If you use Spot capacity across providers, price behavior reinforces this need. Google Cloud notes that Spot prices can change up to once per day, which can shift economics quickly.
AceCloud Helps Make Best Cloud Decisions
Choosing the best cloud for an AI startup means choosing a provider model that matches your stage, workload shape and risk profile. As a result, you should balance GPU access and throughput against unit economics and the governance signals buyers expect.
In practice, you can prototype with simple on-demand setups, train with interruption-safe Spot workflows and run inference on steadier capacity with clear SLOs. Meanwhile, you should add security and audit basics before enterprise deals force rushed changes.

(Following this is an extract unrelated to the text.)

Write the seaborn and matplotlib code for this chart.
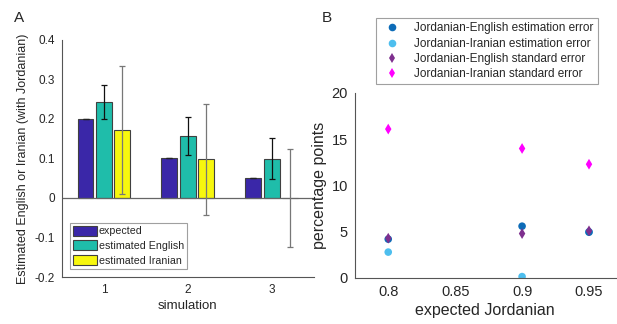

Feeling overwhelmed? We have your back. Simply book your free consultation and we’ll answer all the questions you have regarding cloud costs, scalability and governance. Connect with our friendly cloud experts today!
Frequently Asked Questions
A stage-based model tends to work best. You can prototype fast on on-demand, train on interruption-tolerant capacity and run inference on steady capacity with clear SLOs.
Often yes, if your training can handle interruptions. AWS states Spot can be up to 90% cheaper than On-Demand, which can change unit economics quickly.
Checkpoint frequently, store checkpoints durably and design retries as a first-class workflow. AWS provides a two-minute interruption notice for Spot stop or terminate events, which sets a hard engineering constraint.
You should formalize governance when you handle sensitive data, sell into regulated sectors or face EU-driven procurement scrutiny. NIST AI RMF provides an early lifecycle lens, then ISO/IEC 42001 can support audits when customers demand it.